• Stated exercise:
Produce an exact copy of the lines below that run from the line containing "Write a component" to the line containing "const nullY = [3, -3];", inclusive; any picture is omitted.

───── Records provided

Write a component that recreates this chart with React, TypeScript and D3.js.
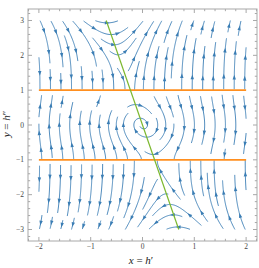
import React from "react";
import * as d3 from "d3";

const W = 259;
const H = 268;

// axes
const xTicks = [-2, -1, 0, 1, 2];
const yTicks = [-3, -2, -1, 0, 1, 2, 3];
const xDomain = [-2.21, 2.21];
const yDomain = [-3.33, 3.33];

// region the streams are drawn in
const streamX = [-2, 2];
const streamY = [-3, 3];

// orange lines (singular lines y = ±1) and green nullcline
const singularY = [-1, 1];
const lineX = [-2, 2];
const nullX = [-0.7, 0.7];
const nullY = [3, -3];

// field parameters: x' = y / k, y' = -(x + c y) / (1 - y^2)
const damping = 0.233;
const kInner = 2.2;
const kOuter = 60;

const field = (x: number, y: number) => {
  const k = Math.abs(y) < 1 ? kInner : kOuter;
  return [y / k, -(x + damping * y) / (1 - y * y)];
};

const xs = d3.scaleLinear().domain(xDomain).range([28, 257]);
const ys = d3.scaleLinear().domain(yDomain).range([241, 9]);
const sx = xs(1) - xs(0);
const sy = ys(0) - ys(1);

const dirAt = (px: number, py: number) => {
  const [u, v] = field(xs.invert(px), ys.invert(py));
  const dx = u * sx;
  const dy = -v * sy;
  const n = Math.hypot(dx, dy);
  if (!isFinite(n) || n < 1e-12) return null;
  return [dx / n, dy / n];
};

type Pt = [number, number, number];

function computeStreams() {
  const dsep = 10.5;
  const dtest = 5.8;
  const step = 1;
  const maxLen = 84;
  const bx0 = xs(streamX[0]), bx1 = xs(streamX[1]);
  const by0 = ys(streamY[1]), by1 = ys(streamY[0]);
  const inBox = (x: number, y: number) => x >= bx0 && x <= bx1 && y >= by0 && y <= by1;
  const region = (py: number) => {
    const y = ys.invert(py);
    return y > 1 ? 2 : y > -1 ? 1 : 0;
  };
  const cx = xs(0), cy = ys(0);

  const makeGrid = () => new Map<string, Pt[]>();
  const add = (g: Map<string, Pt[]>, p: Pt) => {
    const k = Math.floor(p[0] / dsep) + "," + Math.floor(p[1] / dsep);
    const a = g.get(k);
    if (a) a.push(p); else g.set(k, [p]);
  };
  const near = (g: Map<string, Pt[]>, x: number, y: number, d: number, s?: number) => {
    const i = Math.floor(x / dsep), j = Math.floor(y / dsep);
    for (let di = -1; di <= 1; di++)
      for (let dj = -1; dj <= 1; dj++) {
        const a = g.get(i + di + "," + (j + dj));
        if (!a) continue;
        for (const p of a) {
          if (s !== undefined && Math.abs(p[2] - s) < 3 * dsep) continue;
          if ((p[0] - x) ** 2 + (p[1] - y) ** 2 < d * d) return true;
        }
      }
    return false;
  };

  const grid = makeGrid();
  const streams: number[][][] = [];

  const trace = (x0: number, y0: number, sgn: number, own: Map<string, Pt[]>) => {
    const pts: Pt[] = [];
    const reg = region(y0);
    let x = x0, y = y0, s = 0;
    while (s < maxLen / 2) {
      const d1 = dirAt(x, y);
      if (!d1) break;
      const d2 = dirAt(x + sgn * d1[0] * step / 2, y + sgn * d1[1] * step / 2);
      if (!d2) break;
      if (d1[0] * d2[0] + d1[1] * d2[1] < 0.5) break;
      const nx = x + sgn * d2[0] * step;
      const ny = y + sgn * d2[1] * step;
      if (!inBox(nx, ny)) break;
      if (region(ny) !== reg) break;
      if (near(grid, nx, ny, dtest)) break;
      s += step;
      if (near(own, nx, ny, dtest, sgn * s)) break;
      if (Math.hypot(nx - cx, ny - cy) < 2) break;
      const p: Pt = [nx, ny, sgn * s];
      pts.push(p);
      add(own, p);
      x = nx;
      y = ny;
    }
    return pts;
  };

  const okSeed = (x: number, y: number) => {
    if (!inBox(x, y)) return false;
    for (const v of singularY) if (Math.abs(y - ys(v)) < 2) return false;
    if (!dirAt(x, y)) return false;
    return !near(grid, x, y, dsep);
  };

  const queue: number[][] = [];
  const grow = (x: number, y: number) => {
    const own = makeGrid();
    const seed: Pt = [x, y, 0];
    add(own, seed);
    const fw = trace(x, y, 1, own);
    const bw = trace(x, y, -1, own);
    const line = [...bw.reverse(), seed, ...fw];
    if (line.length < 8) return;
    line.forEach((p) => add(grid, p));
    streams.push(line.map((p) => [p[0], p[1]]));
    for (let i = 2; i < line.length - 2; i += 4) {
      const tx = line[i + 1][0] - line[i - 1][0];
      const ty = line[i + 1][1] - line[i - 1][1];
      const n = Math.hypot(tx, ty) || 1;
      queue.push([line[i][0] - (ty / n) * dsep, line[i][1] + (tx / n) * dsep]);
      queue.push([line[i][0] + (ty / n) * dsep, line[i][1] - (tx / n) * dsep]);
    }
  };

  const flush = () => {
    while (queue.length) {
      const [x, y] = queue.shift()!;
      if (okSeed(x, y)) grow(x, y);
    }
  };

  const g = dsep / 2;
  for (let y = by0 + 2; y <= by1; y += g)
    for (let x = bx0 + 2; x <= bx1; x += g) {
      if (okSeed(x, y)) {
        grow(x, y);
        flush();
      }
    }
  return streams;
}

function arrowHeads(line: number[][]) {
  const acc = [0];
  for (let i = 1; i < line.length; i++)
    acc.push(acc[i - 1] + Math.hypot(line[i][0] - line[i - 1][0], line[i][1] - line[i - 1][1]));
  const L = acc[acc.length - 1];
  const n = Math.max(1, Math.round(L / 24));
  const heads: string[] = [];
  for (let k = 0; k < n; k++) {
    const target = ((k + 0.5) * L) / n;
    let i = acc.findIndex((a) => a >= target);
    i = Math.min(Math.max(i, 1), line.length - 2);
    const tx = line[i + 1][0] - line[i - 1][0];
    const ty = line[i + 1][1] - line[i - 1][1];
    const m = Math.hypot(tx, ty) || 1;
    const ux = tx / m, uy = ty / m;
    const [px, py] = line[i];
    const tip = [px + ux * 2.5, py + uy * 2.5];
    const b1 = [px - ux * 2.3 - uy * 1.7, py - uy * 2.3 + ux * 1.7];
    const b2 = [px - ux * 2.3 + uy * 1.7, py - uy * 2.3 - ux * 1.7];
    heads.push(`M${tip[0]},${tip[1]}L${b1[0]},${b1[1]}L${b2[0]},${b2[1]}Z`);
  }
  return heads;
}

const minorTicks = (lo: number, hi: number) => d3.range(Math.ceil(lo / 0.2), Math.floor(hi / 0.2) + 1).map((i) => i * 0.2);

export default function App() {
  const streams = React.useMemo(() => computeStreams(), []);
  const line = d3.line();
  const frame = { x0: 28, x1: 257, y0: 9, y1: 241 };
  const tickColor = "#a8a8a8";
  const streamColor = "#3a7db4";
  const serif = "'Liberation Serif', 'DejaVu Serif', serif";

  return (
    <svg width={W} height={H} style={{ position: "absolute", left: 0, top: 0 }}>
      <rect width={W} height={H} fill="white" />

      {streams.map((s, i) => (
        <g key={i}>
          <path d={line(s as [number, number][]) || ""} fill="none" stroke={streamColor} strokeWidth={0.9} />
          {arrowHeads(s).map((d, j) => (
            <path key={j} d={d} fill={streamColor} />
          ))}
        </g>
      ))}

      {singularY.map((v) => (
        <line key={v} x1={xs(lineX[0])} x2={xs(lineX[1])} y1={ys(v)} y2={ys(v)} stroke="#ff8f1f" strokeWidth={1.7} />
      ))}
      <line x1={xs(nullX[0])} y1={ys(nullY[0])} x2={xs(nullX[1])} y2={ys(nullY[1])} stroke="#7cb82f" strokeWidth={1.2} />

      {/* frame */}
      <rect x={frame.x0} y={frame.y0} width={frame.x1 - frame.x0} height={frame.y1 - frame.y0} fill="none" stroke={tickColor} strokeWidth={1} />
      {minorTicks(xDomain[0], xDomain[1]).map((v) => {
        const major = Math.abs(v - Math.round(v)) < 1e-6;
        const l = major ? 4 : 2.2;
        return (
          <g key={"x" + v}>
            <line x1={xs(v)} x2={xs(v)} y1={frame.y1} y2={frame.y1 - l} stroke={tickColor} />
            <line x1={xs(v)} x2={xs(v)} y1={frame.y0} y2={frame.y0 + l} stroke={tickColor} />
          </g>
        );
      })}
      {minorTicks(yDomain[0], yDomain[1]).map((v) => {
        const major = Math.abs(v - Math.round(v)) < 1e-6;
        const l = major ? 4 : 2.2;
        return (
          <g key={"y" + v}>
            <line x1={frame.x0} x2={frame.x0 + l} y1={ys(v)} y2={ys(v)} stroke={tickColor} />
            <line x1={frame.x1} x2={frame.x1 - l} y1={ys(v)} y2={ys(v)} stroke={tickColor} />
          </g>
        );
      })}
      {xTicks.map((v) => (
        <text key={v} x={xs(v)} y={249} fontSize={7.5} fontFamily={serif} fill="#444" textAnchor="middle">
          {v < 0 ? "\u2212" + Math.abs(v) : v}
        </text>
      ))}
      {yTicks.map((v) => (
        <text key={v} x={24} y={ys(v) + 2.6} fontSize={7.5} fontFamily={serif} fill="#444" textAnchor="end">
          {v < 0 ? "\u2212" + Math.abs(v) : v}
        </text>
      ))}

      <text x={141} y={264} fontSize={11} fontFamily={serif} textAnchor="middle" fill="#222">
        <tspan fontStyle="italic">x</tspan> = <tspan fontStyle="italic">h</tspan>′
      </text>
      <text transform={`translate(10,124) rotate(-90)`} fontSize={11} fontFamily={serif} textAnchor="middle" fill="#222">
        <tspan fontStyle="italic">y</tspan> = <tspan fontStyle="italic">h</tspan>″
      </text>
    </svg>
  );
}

──────────
───── Records provided

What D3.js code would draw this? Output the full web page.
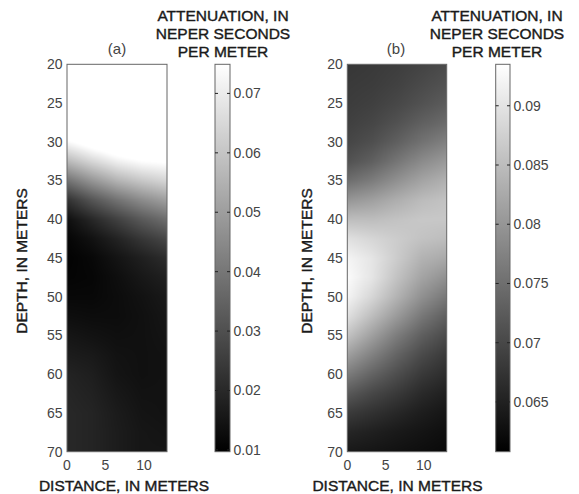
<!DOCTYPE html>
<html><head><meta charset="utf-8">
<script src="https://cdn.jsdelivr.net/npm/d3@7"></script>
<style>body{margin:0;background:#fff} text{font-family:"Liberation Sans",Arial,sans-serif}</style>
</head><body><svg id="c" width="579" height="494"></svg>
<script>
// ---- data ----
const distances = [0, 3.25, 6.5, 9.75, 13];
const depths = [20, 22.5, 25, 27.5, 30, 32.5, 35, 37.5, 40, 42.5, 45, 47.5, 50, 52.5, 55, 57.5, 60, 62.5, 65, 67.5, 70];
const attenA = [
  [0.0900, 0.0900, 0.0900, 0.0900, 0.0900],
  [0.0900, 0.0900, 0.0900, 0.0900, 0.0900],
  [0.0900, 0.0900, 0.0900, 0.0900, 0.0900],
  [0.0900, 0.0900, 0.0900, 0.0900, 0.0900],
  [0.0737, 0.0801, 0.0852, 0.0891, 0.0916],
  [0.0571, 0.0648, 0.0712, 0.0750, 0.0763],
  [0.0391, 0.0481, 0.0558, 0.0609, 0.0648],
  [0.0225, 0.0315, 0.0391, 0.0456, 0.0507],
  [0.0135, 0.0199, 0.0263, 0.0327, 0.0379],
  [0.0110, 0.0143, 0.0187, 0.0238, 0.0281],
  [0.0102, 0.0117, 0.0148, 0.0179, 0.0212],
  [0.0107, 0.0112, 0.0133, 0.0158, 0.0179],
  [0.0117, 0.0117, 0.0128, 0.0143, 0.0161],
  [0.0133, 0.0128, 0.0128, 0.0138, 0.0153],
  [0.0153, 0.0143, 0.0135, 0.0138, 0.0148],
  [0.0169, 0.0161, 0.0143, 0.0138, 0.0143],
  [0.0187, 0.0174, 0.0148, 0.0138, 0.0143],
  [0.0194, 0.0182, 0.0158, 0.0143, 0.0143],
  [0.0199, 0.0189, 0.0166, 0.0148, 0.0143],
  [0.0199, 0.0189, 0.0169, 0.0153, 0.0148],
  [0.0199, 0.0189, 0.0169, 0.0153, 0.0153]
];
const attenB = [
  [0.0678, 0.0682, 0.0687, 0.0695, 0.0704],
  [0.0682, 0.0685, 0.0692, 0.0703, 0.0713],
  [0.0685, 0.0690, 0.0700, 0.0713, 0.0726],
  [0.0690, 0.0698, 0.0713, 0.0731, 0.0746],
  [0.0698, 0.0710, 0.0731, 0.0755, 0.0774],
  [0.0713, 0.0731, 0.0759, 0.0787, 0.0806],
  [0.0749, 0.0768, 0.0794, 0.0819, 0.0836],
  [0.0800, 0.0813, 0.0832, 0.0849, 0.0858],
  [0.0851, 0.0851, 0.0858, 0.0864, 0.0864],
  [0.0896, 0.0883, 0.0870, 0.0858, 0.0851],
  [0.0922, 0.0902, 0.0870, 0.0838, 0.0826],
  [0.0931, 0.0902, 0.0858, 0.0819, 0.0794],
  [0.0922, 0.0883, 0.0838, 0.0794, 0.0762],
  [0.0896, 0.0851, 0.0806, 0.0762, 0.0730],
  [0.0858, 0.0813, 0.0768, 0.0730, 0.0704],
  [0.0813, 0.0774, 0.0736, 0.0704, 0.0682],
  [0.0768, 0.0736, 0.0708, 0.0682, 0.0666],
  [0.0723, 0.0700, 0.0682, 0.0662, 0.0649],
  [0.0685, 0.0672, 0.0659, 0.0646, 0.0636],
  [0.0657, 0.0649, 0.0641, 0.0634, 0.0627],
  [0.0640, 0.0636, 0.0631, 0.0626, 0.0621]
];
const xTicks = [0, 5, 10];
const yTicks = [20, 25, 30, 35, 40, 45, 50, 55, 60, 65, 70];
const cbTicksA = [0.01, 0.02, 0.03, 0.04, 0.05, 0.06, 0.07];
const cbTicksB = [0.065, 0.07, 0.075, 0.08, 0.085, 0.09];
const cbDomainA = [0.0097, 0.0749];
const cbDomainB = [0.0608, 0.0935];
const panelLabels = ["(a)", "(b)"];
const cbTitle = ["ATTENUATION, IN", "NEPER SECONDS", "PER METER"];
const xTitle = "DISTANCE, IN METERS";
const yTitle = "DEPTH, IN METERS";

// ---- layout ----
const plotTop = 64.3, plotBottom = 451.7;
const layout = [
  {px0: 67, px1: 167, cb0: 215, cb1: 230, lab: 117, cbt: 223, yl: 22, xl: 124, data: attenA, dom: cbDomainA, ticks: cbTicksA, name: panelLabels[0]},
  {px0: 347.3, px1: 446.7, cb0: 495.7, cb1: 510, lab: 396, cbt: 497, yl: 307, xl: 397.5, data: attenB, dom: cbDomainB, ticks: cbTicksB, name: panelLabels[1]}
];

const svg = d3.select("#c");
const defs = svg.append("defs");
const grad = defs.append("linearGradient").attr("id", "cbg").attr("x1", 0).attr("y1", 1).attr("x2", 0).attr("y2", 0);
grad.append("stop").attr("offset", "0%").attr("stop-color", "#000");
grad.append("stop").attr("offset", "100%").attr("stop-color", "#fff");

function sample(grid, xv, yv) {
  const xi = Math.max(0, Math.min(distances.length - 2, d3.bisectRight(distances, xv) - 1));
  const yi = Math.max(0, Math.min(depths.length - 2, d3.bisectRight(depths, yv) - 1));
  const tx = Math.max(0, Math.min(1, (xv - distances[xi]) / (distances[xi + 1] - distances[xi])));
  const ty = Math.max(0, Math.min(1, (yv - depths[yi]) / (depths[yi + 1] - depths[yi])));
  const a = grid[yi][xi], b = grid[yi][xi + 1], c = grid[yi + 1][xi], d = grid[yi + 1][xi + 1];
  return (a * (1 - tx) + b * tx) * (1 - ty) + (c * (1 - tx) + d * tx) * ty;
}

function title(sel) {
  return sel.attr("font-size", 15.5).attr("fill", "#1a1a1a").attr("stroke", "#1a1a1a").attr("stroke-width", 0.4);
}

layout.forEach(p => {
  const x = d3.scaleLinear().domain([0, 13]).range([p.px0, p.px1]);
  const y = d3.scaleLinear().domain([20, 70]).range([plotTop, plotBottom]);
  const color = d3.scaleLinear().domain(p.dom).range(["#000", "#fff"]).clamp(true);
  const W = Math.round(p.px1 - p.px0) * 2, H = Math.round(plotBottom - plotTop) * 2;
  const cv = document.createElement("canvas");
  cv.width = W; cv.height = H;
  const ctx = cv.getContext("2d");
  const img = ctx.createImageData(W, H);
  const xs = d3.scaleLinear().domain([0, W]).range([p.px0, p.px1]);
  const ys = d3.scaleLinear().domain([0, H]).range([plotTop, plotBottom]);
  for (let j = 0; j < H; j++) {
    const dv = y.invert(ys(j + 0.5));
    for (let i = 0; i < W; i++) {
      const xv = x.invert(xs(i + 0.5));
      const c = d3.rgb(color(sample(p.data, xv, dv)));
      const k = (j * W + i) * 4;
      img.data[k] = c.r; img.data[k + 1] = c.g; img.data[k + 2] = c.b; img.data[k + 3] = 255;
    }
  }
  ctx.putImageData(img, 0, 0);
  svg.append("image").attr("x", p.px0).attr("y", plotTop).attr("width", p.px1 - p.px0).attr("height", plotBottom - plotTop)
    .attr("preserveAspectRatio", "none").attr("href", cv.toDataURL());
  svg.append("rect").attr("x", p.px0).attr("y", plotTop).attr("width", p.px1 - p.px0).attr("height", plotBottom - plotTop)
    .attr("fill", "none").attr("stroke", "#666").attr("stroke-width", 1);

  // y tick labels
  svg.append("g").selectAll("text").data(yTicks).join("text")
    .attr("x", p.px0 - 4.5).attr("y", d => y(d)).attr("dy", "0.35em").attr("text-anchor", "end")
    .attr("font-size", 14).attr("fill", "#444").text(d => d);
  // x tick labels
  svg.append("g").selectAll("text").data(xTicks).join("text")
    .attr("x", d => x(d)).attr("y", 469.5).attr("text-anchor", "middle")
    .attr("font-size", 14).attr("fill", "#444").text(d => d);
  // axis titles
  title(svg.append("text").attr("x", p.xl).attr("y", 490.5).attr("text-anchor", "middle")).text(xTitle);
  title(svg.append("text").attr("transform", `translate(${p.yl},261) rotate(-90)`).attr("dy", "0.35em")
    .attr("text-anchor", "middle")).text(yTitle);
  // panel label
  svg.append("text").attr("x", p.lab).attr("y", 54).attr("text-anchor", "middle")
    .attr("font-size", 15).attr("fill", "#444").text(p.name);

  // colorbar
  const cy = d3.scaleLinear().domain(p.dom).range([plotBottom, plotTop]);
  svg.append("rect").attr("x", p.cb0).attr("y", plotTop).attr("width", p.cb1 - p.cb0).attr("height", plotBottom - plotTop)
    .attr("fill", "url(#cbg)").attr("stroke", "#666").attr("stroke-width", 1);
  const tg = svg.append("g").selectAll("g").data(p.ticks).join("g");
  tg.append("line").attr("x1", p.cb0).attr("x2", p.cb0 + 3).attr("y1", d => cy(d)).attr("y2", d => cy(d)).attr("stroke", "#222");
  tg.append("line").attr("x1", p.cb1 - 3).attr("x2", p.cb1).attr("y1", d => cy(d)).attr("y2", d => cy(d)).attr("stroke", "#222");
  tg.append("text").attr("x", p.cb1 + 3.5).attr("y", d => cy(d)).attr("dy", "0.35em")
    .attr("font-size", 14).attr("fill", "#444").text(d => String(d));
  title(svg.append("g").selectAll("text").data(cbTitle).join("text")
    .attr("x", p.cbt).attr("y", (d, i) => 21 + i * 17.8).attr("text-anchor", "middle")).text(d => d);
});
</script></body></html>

──────────
───── Records provided

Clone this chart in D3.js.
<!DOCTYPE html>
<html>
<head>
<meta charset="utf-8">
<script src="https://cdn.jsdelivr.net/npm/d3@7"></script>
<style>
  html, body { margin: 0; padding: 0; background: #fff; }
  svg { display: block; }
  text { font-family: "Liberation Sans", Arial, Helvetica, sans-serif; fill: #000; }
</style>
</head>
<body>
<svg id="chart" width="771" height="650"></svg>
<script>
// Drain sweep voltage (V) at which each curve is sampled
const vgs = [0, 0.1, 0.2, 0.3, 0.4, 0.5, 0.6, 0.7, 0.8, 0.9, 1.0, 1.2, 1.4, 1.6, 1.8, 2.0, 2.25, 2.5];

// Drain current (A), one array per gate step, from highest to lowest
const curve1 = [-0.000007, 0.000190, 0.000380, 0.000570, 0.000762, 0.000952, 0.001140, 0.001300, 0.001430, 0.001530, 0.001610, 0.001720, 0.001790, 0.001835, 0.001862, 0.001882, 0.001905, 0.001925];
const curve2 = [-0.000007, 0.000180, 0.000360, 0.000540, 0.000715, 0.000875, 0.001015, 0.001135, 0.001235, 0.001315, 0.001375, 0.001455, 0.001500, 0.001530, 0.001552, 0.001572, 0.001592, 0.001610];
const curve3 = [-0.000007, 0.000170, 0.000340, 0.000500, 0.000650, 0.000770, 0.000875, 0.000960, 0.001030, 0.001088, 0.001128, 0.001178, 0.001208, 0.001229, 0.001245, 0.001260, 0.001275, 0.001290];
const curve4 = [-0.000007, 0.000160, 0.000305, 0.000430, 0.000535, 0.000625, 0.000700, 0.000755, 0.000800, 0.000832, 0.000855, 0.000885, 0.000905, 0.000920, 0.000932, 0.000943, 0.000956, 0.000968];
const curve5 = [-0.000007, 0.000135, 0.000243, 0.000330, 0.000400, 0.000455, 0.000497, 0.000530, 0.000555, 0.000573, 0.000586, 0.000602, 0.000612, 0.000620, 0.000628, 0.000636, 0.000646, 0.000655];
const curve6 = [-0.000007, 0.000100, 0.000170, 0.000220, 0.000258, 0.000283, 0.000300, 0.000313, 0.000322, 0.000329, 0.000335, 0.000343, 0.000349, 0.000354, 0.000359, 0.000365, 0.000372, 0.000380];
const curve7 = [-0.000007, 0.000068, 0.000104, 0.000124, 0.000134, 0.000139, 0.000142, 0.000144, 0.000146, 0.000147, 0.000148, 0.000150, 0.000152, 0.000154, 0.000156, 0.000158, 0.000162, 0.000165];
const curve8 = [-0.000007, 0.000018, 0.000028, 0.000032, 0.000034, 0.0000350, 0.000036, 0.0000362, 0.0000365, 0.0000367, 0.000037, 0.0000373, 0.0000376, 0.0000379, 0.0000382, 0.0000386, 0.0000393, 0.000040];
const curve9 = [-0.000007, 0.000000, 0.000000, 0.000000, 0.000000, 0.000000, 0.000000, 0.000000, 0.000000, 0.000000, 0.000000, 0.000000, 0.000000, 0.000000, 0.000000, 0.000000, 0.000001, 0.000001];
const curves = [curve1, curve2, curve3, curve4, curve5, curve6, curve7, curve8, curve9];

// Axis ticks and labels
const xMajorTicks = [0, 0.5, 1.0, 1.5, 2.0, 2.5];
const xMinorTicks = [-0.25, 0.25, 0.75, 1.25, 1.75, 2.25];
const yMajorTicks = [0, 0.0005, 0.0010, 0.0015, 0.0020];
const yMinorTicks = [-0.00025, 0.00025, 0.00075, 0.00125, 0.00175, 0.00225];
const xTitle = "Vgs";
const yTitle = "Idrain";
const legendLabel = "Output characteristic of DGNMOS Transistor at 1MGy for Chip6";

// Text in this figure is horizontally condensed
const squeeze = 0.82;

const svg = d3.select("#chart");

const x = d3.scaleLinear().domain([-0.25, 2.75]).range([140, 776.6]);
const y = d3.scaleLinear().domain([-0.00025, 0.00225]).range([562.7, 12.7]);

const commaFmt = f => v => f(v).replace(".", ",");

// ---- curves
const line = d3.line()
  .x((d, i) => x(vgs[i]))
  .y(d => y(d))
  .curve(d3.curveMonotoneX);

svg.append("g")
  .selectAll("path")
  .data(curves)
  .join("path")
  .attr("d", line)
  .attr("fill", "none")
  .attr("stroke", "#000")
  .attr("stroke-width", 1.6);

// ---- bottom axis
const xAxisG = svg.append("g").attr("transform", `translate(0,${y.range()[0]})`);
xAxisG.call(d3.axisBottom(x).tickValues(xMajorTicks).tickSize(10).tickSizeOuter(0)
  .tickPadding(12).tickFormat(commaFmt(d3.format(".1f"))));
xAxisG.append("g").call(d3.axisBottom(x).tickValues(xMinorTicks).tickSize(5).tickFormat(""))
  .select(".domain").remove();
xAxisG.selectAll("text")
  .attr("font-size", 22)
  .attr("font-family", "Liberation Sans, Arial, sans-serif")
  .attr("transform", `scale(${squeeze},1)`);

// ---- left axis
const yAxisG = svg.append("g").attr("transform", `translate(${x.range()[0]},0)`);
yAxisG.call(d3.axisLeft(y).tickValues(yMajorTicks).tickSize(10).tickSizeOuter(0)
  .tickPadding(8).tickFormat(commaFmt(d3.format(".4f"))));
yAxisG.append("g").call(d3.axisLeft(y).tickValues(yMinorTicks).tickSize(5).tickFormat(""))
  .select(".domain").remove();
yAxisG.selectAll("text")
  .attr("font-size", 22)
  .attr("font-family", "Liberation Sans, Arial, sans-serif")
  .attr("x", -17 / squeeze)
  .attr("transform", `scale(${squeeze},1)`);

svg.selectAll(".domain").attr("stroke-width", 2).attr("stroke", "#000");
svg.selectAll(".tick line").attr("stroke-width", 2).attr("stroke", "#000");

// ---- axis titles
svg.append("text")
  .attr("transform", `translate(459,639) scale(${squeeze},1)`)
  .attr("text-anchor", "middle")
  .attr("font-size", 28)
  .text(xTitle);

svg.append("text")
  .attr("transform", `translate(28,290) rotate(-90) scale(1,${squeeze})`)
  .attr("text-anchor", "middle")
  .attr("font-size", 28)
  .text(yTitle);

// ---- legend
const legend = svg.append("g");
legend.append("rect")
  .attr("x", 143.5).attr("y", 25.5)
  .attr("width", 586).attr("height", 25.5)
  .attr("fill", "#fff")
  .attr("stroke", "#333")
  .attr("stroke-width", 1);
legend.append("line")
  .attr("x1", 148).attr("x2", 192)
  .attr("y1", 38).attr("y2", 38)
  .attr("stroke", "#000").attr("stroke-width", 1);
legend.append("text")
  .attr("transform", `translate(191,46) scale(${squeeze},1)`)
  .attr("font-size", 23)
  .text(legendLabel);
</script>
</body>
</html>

──────────

• Solution:
Write a component that recreates this chart with React, TypeScript and D3.js.
import React from "react";
import * as d3 from "d3";

const W = 259;
const H = 268;

// axes
const xTicks = [-2, -1, 0, 1, 2];
const yTicks = [-3, -2, -1, 0, 1, 2, 3];
const xDomain = [-2.21, 2.21];
const yDomain = [-3.33, 3.33];

// region the streams are drawn in
const streamX = [-2, 2];
const streamY = [-3, 3];

// orange lines (singular lines y = ±1) and green nullcline
const singularY = [-1, 1];
const lineX = [-2, 2];
const nullX = [-0.7, 0.7];
const nullY = [3, -3];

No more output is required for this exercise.